According to research, the chance of being diagnosed with breast cancer is on the rise. Since early 2000 the rate of breast cancer sufferers has risen by about 3.5%. That means we have a 1 in 8 chance of being diagnosed with breast cancer. I don’t know about you, but I do not like those odds. Recently, I realized I needed to be more proactive about arming myself with knowledge so that I could maybe prevent a diagnosis and/or know what to do if I did have the misfortune of being diagnosed with this terrible disease.
I have known and loved people who have suffered and died from breast cancer. I am not sure if there is anyone who has not been affected, which is a sad testimony to the way this disease touches so many of us. Shortly after my mom died of breast cancer in November 2015, I had my annual appointment with my Ob/Gyn. I told him my news and he went on to interview me on other women in my family that had died of breast or ovarian cancer. I had not really thought about it before but when forced to be historical, I realized I did have a lineage of these terrible cancers on my mother’s side. There was a scary enough mixture of ovarian and breast cancer that my doctor wanted me to see a genetic counsellor and perhaps be tested to see if my BRCA gene was positive.
What is this big and nasty BRCA gene you may ask?
A BRCA mutation is a mutation in either of the BRCA1 and BRCA2 genes, which are tumor suppressor genes. Hundreds of different types of mutations in these genes have been identified, some of which have been determined to be harmful, while others have no proven impact. Harmful mutations in these genes may produce a hereditary breast-ovarian cancer syndrome in affected persons. This means that if these tumor suppressor genes are changed there is no defense for these stinky cells to go crazy and create tumors aka cancer. (This was taken from Wikipedia, which is not the most reliable source for information. I would never allow my students to use it. But it is quick and dirty and gives you the basic information!)
So, what did I do you may ask? I completely ignored my Ob/Gyn and did nothing about it in 2016. During that year, I watched with heartbreak as my dear friend, Di, lost her battle with breast cancer and wondered if I should get tested to see if my BRCA gene was rogue. I still did nothing!

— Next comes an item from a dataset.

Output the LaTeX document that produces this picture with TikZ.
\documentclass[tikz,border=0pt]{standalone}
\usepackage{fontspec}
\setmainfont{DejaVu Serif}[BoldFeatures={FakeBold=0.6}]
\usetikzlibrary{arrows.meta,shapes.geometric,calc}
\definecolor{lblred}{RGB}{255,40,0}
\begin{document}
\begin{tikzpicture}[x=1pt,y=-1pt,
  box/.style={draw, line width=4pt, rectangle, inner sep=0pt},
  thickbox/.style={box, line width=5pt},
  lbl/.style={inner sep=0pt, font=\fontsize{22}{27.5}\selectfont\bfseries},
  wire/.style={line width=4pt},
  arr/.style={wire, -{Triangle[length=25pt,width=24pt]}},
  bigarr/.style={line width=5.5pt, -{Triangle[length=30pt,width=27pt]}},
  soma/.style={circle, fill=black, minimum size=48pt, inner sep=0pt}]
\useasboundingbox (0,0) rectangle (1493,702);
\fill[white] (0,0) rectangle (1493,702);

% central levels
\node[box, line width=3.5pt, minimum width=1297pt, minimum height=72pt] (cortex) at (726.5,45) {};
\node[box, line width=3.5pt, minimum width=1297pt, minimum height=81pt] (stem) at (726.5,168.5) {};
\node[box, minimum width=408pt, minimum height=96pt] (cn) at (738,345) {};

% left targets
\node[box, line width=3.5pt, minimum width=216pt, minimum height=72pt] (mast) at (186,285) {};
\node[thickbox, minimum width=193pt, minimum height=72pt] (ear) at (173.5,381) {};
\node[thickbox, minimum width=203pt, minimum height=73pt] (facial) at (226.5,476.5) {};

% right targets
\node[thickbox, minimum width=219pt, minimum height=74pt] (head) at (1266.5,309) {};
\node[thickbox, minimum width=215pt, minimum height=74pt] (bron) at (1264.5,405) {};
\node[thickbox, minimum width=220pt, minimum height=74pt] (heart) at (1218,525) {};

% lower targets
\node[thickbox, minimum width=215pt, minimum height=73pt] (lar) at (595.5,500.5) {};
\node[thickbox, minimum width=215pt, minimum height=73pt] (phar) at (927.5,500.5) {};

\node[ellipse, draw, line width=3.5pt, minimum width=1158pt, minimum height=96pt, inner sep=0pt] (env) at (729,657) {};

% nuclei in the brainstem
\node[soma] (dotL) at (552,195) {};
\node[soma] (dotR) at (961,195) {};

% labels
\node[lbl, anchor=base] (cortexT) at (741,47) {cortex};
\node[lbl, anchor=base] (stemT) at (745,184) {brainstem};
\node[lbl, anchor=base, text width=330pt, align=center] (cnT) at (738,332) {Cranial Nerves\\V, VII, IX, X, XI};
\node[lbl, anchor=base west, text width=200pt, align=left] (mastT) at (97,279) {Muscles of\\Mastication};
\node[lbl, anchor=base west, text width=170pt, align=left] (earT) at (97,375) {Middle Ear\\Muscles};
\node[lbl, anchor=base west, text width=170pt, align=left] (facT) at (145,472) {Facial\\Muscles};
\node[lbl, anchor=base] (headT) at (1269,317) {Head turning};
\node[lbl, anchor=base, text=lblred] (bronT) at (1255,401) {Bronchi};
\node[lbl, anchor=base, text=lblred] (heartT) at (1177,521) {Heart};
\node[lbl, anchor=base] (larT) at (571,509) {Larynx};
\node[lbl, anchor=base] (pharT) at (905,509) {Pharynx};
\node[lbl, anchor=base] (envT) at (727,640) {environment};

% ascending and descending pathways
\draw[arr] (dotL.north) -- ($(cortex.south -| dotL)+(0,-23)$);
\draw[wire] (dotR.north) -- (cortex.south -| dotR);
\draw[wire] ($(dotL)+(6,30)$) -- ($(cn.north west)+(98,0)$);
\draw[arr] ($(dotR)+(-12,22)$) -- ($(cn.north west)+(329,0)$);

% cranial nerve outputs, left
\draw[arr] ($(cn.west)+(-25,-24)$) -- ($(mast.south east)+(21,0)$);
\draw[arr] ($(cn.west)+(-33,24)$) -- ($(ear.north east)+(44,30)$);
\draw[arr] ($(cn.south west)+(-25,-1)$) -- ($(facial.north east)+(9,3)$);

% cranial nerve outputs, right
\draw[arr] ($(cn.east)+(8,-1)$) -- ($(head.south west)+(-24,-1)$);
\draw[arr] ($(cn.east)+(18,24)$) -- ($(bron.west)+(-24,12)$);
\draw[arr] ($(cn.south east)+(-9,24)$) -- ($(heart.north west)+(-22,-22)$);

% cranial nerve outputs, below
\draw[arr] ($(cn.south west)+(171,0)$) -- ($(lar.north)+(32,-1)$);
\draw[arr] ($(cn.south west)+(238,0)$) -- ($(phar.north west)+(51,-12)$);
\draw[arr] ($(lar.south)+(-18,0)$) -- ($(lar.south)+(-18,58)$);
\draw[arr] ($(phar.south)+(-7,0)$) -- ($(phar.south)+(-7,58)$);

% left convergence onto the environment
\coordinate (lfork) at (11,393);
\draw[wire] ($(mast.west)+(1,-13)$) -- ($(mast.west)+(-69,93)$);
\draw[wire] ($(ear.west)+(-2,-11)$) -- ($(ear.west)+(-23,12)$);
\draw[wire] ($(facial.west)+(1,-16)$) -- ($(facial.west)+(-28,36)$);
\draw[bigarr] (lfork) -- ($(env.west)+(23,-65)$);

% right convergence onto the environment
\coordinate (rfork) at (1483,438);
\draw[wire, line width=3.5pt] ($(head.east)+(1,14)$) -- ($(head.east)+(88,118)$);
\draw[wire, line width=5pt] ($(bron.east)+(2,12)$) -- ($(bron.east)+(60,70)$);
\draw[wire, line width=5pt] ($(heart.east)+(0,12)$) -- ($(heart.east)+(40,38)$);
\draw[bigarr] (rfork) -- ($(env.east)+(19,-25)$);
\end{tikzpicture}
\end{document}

Fast forward to February 2017 when I had my annual appointment with my Ob/Gyn again. A visit we heartedly joke about in our house where your tonsils are examined from down below! I am sure many women can identify with that analogy! I was surprised when my doctor came in wagging his finger at me. I had not set up a date with the genetic counsellor he had suggested or went for a test for my BRCA status. Duly reprimanded, that day I made an appointment and less than a week later I was sitting in an office with a very nice genetic counsellor. It was worth the trip just to get the information, and information is power, right? I learned that cancer is either genetic, familial or environmental. If a female relative is diagnosed with breast or ovarian cancer in her 50’s or earlier then your risk is higher. In my case, my mother and maternal aunt both were diagnosed with breast cancer at a young age, but my great grandmother and maternal great aunt were diagnosed with ovarian cancer in their 70’s or later. So much less risk to me. Can I hear a “Hell Yes!”

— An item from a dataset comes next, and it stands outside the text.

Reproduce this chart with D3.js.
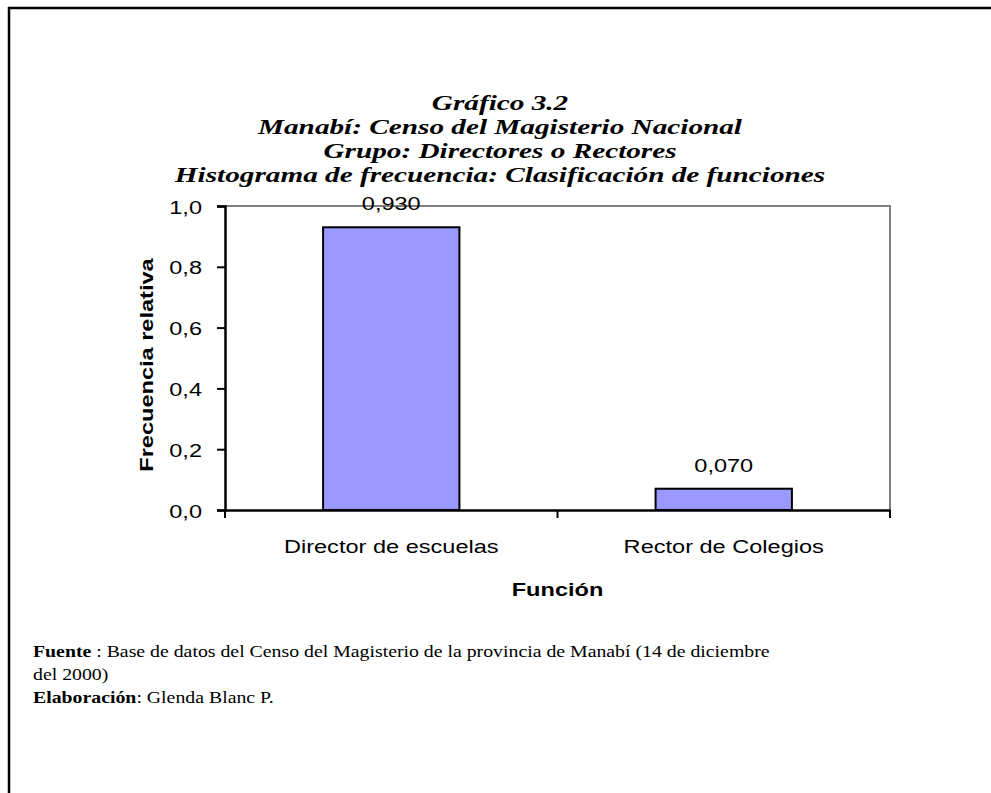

But due to my family history, it was advised to go ahead with the testing, which is a no-fuss small-discomfort blood draw and even better my insurance company would (probably) pay for it!
After seeing the genetic counsellor, I did feel much less fearful about my results, I think I have less risk than my Ob/Gyn thinks I do. However, it did force me to think what would I do if the test says my BRCA gene is positive and I have an over 80% chance of developing breast/ovarian cancer in my lifetime? I know exactly what I would do, I would have everything wiped out - boobs, ovaries, the lot. I am not sure if I could live with those ticking time bombs on my body, and let’s be honest, all those bits are not really that much good to me anymore. Hubby joked: could he pick out my new boobs - he got a swift whack for that one!
And now we just wait...tick tock...for the results. I will let you know.